(Rows from a dataset)
+++++

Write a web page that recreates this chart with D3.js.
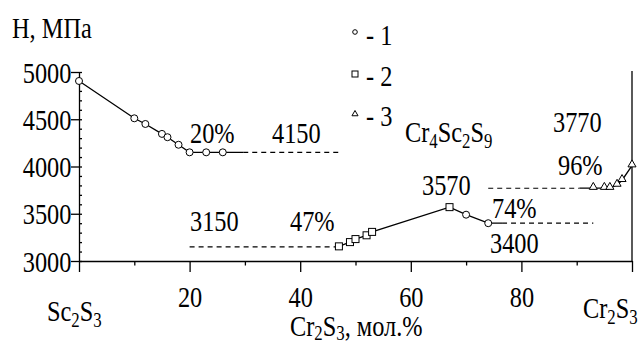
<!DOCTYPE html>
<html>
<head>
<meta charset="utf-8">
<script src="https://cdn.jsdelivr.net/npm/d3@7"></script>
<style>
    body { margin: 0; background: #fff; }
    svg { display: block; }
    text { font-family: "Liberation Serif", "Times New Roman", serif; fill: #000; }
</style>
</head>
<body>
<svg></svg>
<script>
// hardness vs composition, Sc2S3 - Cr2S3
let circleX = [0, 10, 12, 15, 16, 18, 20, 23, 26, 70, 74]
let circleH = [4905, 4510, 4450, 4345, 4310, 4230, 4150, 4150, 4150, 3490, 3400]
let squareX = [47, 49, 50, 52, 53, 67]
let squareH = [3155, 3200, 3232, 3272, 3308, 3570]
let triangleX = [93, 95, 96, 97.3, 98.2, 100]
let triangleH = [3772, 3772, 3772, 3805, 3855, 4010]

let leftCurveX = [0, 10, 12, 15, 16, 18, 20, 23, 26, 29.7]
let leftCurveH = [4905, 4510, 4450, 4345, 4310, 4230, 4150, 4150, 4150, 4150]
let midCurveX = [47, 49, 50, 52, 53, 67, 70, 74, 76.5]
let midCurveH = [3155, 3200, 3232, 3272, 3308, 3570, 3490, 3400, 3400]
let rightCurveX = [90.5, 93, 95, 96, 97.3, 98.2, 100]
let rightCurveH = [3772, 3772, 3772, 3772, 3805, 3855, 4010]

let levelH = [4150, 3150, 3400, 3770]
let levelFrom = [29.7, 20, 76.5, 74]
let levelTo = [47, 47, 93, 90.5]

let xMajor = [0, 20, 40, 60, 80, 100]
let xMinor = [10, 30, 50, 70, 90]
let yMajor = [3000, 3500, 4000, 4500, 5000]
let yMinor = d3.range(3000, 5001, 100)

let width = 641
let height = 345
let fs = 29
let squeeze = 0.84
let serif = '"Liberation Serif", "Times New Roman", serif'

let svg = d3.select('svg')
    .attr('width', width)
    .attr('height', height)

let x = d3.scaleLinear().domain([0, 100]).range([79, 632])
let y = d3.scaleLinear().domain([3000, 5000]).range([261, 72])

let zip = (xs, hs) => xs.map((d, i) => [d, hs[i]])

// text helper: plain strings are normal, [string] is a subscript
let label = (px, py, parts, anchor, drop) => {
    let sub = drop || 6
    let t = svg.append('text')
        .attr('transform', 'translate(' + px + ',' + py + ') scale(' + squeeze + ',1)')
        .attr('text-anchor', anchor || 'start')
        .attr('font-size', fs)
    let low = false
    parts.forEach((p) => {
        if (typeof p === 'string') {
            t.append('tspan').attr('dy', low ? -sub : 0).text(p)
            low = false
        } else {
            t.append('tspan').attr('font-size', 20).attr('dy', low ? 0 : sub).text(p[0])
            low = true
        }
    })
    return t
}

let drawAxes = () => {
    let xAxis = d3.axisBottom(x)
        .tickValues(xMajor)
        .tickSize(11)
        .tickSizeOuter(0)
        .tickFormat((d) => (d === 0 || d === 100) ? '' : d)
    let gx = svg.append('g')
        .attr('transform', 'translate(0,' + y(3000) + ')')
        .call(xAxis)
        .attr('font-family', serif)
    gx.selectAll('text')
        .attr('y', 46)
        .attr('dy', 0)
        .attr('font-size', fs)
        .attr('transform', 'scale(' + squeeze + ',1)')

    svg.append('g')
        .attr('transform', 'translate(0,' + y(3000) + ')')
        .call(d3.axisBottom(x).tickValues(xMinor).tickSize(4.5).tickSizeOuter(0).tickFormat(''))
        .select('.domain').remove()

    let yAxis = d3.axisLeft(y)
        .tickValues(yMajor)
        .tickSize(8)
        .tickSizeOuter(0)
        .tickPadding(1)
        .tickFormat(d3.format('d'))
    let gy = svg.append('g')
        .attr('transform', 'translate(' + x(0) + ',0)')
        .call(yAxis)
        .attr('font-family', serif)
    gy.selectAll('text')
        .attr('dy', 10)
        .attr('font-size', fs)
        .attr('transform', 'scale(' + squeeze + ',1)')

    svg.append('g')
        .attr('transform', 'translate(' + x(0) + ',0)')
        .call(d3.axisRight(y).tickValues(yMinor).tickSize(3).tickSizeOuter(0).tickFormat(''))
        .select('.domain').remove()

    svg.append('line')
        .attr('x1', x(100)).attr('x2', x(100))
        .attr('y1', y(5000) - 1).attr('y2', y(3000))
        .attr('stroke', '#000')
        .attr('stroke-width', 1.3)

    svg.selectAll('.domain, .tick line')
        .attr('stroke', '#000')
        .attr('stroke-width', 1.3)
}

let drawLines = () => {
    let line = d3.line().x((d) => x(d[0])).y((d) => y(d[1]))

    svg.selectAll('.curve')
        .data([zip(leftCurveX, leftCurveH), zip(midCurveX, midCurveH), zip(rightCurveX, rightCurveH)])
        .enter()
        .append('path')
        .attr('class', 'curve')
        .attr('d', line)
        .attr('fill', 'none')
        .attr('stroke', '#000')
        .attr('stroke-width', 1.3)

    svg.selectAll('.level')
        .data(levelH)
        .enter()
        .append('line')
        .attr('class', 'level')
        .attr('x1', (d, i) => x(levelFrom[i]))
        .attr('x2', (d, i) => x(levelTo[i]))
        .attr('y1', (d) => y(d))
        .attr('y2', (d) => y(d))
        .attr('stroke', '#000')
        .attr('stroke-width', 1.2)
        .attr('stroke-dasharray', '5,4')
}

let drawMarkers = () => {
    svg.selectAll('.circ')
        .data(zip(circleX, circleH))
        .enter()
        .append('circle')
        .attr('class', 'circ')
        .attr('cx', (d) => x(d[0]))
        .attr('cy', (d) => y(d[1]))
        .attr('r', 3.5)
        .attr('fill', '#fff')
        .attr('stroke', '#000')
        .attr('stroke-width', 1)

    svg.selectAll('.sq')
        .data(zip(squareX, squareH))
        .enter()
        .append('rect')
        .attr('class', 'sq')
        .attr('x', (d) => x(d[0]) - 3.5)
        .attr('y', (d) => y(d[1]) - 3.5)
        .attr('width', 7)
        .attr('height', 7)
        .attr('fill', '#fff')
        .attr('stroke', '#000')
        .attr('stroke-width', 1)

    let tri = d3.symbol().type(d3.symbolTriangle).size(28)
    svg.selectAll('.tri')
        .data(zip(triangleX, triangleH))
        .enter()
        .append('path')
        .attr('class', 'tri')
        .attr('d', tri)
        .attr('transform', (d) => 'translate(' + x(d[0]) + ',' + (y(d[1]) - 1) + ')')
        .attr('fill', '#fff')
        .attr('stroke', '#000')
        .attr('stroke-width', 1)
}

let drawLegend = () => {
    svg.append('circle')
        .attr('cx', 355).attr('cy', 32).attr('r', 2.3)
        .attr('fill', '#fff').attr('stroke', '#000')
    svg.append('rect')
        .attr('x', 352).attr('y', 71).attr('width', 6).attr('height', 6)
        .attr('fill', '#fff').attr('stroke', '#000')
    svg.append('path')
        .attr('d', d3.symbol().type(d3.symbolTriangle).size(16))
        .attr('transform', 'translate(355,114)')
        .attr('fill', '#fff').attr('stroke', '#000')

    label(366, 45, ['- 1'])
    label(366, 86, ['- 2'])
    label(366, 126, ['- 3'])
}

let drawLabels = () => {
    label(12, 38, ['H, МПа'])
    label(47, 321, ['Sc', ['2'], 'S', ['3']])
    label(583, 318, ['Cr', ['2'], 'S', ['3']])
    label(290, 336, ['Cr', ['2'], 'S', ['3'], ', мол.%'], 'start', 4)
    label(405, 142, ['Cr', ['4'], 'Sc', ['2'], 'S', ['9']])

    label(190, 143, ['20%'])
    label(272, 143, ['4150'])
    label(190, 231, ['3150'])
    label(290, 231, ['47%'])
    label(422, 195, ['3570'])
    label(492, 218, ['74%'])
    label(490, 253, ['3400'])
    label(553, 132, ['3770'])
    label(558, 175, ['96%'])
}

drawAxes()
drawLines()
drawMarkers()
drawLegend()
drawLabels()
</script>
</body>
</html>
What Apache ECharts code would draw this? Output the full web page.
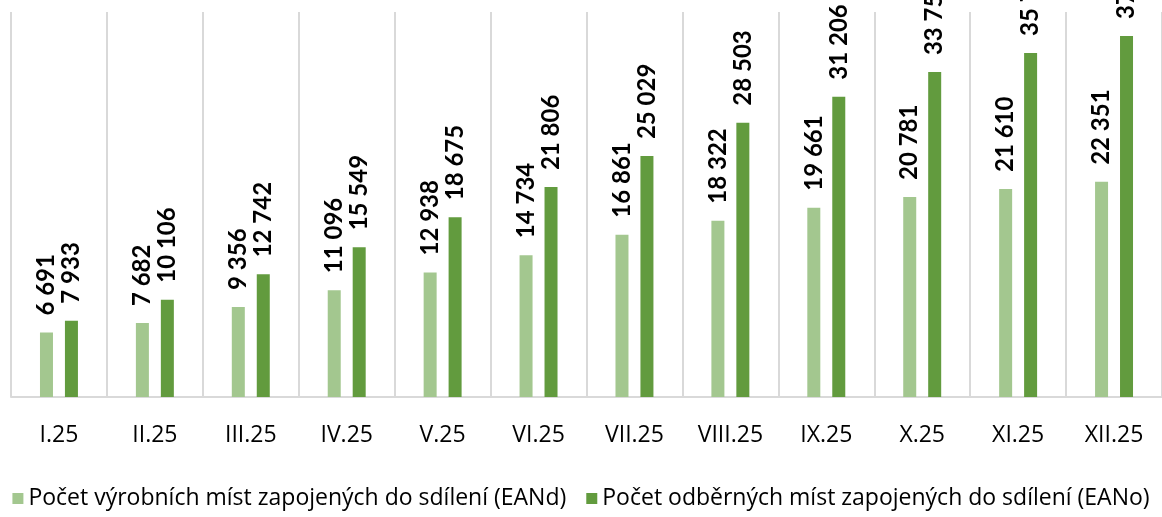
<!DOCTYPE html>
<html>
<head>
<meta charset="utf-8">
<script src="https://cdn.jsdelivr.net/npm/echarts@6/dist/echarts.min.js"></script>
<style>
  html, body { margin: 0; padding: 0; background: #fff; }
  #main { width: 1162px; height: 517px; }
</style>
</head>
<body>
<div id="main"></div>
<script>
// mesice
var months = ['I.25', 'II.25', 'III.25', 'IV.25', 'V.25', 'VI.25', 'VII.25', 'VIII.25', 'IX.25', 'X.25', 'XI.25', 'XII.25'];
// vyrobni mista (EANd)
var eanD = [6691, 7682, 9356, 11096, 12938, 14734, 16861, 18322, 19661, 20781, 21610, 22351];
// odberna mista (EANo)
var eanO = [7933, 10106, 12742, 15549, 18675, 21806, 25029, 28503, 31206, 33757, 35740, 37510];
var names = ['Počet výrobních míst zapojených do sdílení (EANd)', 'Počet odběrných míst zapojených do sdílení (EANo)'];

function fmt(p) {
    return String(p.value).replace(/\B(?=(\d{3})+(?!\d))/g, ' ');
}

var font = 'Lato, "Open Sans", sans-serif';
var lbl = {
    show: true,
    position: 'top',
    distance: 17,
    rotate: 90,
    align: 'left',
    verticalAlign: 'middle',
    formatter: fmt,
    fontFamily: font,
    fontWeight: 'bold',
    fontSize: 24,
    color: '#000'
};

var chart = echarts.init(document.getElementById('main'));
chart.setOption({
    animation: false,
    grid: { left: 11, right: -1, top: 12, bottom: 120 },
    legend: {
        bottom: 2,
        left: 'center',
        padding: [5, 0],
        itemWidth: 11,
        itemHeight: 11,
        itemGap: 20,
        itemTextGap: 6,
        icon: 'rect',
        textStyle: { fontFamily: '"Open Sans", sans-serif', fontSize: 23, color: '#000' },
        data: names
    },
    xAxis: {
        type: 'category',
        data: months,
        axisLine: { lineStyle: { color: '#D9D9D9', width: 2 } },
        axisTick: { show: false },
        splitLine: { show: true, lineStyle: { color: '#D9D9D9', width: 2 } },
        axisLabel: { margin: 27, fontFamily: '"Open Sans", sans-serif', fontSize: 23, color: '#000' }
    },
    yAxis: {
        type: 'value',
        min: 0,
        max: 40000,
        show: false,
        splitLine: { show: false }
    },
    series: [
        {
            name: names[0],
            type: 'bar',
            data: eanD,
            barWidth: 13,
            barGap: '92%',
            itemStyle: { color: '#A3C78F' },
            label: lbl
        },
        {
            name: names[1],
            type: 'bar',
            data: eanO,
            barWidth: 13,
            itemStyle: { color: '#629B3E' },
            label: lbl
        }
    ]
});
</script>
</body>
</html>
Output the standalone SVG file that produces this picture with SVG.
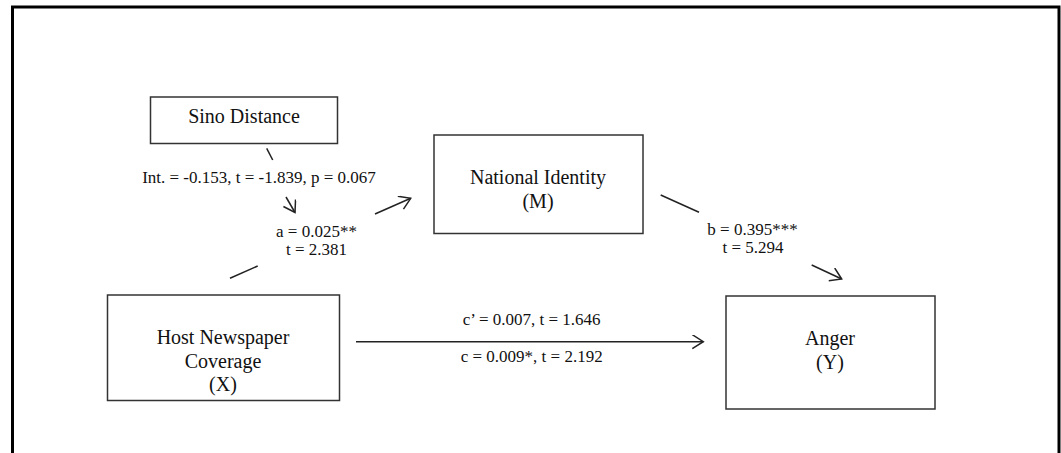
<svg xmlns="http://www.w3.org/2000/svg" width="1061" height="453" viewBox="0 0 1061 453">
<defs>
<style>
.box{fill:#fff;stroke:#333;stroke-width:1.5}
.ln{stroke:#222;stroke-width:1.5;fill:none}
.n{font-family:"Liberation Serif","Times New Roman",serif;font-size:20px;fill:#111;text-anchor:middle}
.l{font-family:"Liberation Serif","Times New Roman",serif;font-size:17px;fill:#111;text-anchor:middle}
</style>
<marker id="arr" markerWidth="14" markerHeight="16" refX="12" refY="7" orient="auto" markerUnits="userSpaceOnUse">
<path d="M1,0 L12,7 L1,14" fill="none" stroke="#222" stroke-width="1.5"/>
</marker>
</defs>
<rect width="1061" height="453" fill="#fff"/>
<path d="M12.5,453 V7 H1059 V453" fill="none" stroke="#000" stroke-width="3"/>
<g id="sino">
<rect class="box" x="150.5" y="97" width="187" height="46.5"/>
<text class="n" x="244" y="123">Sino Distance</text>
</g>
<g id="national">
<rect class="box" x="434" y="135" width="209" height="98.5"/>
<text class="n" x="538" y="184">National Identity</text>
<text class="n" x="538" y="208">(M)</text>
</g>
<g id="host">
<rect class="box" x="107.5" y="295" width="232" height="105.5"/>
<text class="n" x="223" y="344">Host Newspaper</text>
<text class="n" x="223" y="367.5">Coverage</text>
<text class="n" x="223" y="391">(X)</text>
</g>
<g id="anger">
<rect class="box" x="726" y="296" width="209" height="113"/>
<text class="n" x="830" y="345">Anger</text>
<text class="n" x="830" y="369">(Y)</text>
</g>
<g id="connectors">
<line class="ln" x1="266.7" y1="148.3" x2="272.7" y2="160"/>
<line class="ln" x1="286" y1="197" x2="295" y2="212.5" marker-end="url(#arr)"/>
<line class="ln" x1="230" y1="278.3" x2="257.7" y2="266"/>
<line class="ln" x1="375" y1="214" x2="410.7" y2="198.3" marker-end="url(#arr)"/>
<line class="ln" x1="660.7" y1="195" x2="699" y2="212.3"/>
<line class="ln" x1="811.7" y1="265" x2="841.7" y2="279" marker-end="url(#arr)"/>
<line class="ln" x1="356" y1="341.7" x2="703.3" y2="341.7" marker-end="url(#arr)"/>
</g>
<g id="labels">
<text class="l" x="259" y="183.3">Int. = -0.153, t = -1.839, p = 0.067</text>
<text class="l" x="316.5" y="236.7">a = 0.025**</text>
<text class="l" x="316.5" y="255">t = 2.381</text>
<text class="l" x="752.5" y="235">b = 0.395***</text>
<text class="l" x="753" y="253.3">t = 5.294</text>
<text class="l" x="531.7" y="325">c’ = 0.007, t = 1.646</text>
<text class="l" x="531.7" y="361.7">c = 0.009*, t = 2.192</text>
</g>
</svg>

+++++

Given exercise: Copy every line of the listing containing the string "page".

Solution:
Write a web page that recreates this chart with D3.js.
What Apache ECharts code would draw this? Output the full web page.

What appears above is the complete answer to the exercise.